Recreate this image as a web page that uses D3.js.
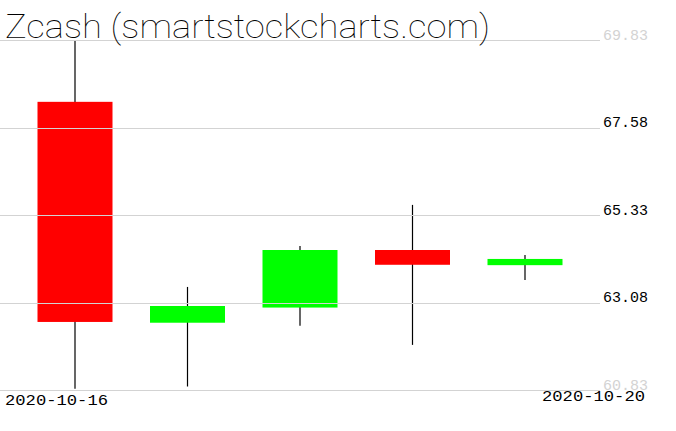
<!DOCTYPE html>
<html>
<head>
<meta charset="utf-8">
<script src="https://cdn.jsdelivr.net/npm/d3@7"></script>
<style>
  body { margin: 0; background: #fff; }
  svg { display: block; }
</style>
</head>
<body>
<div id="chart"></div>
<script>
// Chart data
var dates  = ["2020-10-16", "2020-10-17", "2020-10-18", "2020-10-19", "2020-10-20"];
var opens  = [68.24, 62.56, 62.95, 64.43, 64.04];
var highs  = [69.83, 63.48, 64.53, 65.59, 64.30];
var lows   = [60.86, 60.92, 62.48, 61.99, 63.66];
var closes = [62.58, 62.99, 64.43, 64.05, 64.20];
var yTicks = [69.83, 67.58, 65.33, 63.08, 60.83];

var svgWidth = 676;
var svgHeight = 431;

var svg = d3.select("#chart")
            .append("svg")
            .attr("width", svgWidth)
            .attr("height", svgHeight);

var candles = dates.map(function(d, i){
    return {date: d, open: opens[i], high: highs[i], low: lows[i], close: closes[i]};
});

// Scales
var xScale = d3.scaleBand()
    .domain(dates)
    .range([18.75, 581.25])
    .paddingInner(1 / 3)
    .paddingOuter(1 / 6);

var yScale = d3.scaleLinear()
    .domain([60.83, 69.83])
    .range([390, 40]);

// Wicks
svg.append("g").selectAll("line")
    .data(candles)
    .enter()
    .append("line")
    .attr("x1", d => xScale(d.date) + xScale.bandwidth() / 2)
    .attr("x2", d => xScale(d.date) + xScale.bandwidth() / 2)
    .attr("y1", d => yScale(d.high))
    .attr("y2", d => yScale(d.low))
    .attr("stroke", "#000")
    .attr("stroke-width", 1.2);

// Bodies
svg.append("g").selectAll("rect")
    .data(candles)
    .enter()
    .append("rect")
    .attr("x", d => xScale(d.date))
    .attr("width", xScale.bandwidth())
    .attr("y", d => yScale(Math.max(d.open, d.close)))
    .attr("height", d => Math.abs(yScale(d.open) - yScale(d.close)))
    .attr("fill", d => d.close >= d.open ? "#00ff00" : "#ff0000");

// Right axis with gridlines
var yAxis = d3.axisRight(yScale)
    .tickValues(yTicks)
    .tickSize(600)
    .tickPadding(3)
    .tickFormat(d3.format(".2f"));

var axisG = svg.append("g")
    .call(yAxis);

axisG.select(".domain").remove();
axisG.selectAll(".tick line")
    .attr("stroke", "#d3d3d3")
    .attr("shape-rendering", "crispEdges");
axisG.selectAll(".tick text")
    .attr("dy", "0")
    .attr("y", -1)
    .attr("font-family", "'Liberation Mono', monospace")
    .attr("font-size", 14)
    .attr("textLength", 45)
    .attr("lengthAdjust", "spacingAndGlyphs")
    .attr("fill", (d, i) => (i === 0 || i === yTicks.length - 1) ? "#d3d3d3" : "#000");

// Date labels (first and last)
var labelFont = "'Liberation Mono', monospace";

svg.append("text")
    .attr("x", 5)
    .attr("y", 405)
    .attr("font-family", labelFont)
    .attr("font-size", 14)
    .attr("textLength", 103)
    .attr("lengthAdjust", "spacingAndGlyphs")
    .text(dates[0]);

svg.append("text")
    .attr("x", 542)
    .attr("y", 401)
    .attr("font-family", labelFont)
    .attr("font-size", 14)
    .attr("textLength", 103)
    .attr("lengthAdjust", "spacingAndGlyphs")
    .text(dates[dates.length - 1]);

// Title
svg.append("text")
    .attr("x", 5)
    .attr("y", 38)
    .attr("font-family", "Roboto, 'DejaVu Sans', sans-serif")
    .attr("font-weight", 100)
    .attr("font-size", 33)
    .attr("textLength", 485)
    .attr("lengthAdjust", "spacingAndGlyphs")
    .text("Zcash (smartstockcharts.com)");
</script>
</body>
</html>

----------------

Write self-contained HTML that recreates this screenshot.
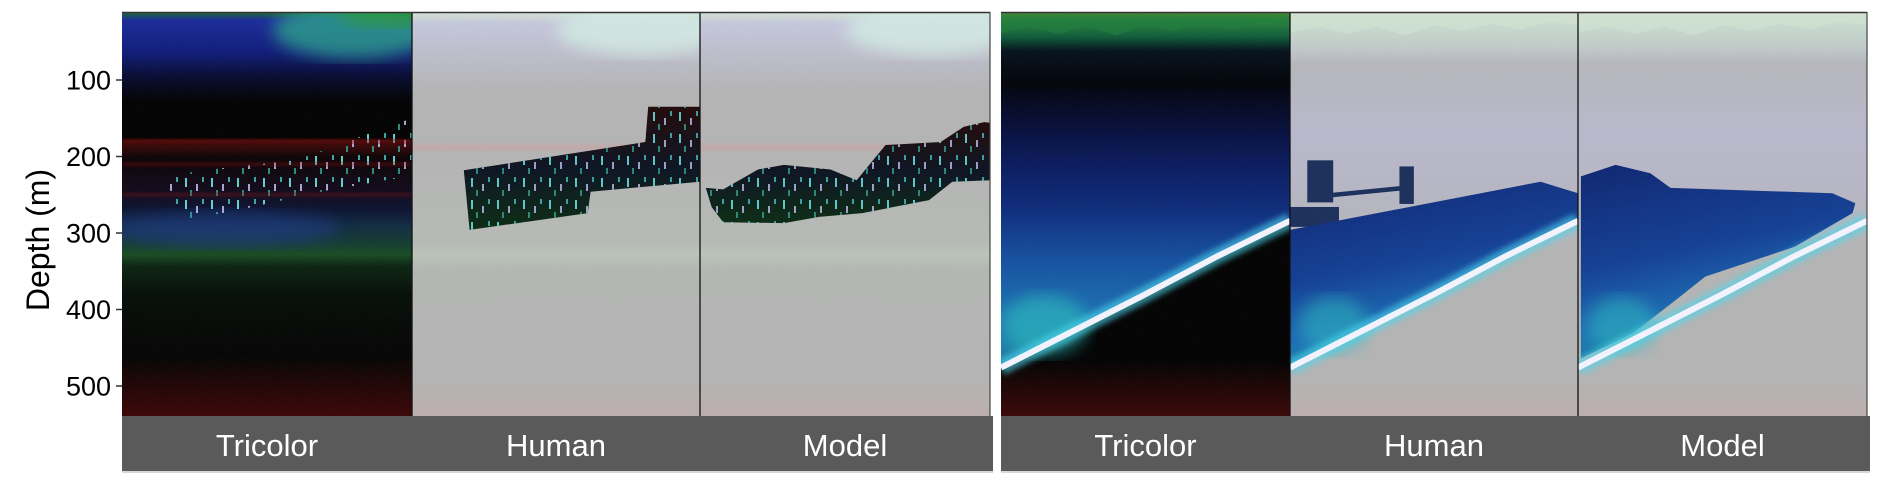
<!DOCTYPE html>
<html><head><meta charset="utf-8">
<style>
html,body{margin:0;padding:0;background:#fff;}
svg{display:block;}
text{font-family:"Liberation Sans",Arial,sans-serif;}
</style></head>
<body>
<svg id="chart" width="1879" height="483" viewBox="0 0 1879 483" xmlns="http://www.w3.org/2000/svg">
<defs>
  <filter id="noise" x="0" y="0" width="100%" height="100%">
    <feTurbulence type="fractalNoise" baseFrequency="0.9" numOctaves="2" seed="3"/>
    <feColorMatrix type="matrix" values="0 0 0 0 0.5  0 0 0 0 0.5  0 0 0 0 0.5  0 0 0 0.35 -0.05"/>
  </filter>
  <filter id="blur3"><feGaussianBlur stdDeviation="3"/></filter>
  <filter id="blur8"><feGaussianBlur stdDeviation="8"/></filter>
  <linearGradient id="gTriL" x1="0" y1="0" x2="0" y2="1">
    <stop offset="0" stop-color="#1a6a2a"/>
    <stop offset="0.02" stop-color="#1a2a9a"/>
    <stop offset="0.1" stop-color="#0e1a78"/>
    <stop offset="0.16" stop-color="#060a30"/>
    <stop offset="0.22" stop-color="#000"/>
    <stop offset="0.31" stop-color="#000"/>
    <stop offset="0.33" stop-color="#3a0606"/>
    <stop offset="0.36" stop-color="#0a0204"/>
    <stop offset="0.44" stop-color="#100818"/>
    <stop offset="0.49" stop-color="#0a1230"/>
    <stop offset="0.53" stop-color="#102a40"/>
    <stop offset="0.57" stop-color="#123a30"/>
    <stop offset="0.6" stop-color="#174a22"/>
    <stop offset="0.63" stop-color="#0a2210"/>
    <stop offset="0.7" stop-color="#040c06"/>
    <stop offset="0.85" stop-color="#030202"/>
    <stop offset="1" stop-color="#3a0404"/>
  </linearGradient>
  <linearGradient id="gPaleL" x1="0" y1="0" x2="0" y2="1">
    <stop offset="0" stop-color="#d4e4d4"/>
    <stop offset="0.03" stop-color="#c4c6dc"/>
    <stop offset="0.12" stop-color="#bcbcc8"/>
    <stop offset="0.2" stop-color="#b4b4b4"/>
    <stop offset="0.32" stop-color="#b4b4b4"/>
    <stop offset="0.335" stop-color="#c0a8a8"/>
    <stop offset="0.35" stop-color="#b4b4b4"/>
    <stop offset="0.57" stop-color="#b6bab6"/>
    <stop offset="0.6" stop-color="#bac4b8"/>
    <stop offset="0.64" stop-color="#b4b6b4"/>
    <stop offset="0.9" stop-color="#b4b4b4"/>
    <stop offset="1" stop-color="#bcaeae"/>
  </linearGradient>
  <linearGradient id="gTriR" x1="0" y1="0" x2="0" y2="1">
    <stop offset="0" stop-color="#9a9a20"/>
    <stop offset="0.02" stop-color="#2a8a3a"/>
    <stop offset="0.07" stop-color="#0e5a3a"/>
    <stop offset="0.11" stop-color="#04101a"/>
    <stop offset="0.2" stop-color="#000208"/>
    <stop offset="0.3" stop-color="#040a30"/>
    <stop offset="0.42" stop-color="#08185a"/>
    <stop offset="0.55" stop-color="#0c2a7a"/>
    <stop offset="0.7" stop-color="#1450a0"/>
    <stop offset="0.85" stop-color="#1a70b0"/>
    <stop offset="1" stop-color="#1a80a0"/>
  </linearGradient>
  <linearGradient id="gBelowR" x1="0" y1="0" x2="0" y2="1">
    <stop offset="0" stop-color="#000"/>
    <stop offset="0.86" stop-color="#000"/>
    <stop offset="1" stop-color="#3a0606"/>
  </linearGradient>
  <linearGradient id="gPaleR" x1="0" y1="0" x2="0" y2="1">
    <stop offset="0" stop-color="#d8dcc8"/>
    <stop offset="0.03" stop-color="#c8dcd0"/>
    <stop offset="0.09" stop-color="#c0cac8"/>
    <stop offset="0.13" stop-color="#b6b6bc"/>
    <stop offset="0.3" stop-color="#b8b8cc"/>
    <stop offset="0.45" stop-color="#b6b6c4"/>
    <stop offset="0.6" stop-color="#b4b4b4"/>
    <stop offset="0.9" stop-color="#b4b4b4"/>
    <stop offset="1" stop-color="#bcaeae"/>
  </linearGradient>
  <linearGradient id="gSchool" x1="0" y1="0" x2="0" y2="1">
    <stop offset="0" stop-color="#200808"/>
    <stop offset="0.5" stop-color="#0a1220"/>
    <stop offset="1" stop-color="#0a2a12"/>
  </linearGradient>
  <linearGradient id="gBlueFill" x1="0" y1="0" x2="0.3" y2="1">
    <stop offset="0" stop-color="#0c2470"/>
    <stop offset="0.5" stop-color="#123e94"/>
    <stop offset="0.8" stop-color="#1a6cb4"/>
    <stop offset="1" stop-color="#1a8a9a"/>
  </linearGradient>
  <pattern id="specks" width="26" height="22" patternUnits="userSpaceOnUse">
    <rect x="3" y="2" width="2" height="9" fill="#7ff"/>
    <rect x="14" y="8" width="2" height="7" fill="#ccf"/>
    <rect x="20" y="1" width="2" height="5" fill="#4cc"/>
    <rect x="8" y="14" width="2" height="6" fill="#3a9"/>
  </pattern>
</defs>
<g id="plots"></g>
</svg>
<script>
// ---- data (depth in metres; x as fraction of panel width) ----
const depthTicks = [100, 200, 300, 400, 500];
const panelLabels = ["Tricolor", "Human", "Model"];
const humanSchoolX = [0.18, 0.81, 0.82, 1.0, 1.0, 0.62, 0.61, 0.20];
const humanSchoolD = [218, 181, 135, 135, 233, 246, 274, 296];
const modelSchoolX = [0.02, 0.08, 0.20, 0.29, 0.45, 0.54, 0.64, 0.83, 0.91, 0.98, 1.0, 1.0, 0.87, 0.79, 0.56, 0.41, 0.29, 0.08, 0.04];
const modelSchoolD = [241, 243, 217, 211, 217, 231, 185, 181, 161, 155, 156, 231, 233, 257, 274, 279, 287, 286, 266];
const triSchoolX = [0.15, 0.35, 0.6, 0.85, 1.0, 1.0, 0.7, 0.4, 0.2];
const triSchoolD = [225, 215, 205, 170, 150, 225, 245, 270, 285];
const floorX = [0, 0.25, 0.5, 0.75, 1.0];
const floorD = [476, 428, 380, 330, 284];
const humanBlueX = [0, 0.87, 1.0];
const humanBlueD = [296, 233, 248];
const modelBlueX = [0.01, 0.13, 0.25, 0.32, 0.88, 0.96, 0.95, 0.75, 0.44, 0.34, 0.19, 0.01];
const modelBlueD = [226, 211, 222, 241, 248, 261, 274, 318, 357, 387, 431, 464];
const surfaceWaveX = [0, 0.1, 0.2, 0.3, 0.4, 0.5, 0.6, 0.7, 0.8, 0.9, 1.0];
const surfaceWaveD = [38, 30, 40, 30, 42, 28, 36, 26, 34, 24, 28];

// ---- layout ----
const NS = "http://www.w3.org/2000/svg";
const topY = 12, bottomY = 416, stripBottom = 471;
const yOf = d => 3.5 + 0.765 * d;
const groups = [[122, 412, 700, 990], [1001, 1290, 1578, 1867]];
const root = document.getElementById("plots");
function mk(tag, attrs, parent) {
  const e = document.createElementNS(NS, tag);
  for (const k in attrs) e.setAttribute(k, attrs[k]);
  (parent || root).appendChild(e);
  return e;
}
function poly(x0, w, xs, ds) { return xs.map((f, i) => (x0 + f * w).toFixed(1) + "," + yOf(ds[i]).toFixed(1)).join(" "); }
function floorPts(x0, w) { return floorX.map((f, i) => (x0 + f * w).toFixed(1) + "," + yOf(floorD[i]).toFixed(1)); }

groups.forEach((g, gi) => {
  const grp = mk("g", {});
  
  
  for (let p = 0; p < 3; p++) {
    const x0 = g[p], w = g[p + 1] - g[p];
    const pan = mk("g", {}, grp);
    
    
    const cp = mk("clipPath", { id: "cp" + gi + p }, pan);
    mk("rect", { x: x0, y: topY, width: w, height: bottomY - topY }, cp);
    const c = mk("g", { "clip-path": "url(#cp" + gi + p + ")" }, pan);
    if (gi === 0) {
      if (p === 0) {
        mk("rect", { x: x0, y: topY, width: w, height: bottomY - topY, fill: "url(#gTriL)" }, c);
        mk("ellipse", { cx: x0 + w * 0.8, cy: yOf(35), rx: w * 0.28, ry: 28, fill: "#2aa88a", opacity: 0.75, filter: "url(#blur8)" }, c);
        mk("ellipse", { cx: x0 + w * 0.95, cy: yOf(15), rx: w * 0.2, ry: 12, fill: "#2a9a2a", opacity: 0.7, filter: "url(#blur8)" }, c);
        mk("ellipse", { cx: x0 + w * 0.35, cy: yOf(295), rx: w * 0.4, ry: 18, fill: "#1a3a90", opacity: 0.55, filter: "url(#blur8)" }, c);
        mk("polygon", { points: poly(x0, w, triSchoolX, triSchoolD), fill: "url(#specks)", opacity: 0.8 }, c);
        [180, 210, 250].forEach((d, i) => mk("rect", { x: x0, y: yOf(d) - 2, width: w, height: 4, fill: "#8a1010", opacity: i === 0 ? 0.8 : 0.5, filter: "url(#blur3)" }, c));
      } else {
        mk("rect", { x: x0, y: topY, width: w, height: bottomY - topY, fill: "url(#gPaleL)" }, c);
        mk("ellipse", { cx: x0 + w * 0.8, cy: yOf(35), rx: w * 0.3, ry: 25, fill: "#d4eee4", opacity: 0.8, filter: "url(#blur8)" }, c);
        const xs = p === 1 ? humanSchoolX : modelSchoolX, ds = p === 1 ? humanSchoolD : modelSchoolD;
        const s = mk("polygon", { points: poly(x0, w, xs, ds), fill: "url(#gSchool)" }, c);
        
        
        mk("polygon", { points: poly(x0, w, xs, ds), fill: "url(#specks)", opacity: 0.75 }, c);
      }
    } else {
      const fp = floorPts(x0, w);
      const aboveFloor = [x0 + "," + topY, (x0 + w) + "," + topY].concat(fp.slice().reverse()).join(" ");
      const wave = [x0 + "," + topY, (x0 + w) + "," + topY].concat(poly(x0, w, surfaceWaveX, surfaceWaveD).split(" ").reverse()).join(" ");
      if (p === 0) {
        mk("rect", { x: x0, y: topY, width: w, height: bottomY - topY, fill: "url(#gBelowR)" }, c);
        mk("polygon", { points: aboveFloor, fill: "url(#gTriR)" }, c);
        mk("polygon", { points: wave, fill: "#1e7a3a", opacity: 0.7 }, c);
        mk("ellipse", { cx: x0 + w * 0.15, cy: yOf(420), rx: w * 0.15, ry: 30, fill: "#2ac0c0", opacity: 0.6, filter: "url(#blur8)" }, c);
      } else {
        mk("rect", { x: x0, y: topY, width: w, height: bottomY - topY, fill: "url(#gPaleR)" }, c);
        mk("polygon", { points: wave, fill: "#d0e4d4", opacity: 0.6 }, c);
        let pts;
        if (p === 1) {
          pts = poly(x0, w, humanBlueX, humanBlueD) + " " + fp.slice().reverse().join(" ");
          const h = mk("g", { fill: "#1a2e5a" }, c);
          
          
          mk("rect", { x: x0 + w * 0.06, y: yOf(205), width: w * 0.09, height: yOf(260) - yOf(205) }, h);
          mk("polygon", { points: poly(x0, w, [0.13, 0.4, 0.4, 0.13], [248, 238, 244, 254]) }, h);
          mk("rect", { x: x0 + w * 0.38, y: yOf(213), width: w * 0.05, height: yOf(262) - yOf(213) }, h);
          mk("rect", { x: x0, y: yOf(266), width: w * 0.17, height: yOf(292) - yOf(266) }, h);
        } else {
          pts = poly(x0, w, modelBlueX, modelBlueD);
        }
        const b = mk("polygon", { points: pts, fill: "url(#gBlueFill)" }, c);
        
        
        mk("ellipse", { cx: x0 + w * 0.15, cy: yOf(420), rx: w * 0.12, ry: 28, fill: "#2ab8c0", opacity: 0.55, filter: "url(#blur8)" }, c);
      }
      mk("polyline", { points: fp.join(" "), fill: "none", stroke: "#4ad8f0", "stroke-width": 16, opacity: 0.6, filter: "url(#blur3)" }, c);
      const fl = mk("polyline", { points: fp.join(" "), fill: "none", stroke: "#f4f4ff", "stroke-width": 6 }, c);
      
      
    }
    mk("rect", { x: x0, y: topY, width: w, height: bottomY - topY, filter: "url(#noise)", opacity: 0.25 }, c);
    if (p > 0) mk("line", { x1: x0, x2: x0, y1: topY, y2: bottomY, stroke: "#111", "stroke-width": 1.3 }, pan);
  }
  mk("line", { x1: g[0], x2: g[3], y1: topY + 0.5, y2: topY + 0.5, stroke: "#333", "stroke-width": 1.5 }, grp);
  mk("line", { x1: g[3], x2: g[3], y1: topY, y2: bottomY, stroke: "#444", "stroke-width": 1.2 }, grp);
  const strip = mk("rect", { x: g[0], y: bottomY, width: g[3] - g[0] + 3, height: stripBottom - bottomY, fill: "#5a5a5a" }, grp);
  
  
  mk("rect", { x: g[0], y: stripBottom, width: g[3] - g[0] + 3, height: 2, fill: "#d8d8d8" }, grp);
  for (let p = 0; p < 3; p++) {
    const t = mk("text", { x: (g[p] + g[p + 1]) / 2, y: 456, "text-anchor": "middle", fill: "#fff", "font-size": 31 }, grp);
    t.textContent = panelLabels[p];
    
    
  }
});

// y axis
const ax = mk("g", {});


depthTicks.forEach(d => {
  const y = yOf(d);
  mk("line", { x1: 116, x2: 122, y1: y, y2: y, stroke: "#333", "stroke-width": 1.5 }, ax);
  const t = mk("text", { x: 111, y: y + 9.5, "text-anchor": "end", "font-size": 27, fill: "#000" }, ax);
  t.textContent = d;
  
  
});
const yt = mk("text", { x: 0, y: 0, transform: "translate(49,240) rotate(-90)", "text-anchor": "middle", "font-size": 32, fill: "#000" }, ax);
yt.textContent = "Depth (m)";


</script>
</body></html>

----------------

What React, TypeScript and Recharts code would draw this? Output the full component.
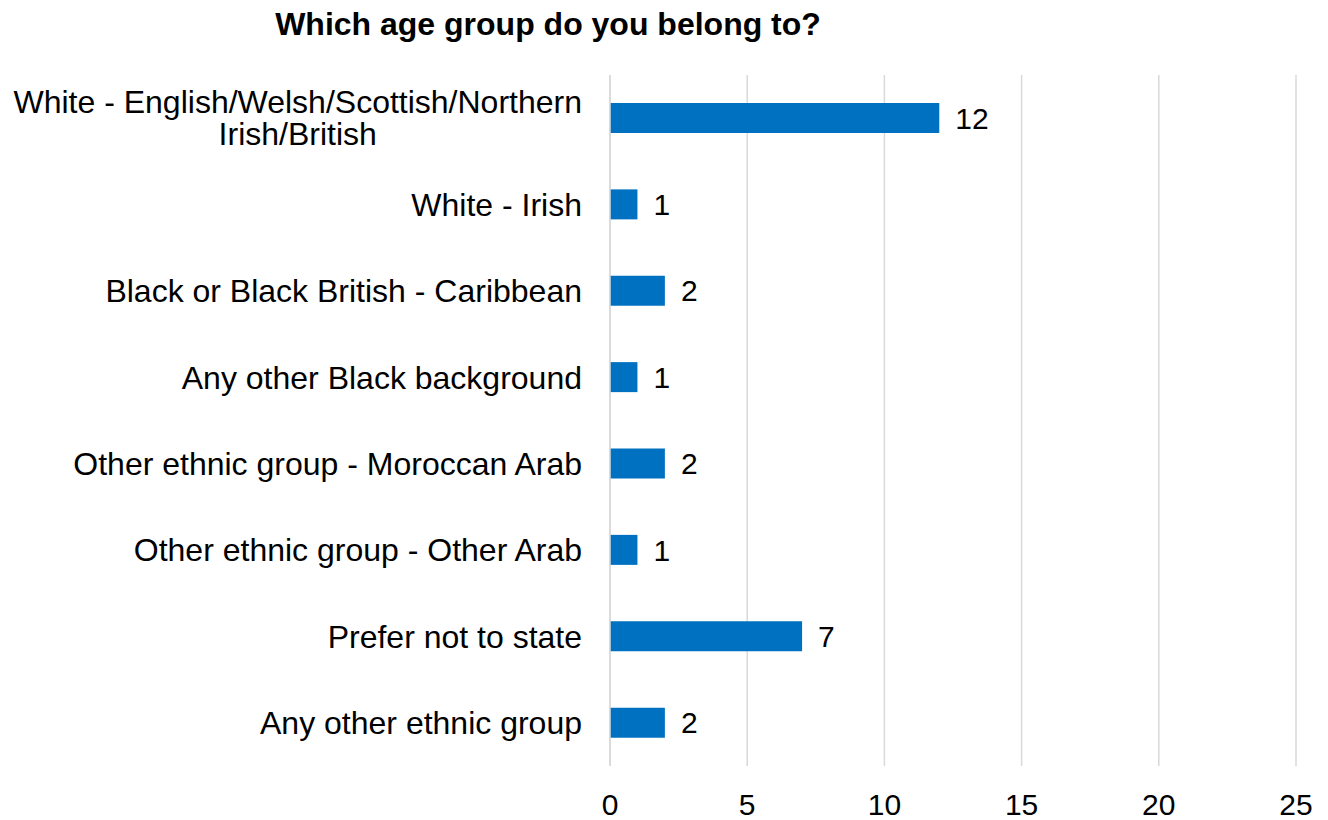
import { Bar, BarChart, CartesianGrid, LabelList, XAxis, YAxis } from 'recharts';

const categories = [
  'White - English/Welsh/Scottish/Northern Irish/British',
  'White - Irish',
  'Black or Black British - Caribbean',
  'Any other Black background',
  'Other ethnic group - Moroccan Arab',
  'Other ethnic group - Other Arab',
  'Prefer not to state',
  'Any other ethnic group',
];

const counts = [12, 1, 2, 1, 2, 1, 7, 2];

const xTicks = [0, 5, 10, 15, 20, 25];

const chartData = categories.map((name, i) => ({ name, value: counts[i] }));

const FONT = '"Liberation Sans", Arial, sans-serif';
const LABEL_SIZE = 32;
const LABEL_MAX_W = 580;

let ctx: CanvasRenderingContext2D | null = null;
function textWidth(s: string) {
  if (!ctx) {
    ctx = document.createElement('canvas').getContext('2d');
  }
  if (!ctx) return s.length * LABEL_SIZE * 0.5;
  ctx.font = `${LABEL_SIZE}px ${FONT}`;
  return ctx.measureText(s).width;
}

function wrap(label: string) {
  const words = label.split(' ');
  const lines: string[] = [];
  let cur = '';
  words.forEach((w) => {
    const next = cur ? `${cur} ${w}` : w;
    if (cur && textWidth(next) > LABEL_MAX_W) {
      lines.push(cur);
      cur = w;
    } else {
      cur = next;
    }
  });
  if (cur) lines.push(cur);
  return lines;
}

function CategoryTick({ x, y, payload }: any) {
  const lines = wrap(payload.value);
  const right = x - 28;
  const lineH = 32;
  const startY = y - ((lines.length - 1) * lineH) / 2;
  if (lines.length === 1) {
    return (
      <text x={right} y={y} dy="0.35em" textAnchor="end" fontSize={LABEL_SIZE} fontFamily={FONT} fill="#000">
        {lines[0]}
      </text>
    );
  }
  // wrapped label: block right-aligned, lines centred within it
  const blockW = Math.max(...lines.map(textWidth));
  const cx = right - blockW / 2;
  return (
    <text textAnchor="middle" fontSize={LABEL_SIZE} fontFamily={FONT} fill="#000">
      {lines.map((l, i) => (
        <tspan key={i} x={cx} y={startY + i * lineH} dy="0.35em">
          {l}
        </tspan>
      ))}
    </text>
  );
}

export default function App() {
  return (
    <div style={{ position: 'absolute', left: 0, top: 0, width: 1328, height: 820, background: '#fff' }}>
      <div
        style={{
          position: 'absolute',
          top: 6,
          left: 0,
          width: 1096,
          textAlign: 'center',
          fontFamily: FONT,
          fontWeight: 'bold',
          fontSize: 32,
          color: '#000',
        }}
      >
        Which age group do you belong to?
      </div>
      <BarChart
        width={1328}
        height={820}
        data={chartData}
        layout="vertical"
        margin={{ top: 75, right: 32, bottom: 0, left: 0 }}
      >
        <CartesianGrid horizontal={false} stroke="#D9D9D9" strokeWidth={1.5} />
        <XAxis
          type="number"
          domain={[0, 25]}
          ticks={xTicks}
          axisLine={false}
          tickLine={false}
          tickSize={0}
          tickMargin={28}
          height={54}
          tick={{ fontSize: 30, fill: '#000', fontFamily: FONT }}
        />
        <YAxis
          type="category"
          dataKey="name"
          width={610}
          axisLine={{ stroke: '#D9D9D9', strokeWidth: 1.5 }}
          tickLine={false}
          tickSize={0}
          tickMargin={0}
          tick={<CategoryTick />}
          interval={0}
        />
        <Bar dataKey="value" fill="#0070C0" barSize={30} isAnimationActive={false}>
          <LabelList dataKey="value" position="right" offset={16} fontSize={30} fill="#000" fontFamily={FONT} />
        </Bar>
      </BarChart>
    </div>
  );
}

----------------

* Description of the task
Above are the records; copy exactly the lines from the one with "What React, TypeScript" through the one with "const LABEL_MAX_W = 580;", including both, and nothing more. Leave out pictures.

* Full response
What React, TypeScript and Recharts code would draw this? Output the full component.
import { Bar, BarChart, CartesianGrid, LabelList, XAxis, YAxis } from 'recharts';

const categories = [
  'White - English/Welsh/Scottish/Northern Irish/British',
  'White - Irish',
  'Black or Black British - Caribbean',
  'Any other Black background',
  'Other ethnic group - Moroccan Arab',
  'Other ethnic group - Other Arab',
  'Prefer not to state',
  'Any other ethnic group',
];

const counts = [12, 1, 2, 1, 2, 1, 7, 2];

const xTicks = [0, 5, 10, 15, 20, 25];

const chartData = categories.map((name, i) => ({ name, value: counts[i] }));

const FONT = '"Liberation Sans", Arial, sans-serif';
const LABEL_SIZE = 32;
const LABEL_MAX_W = 580;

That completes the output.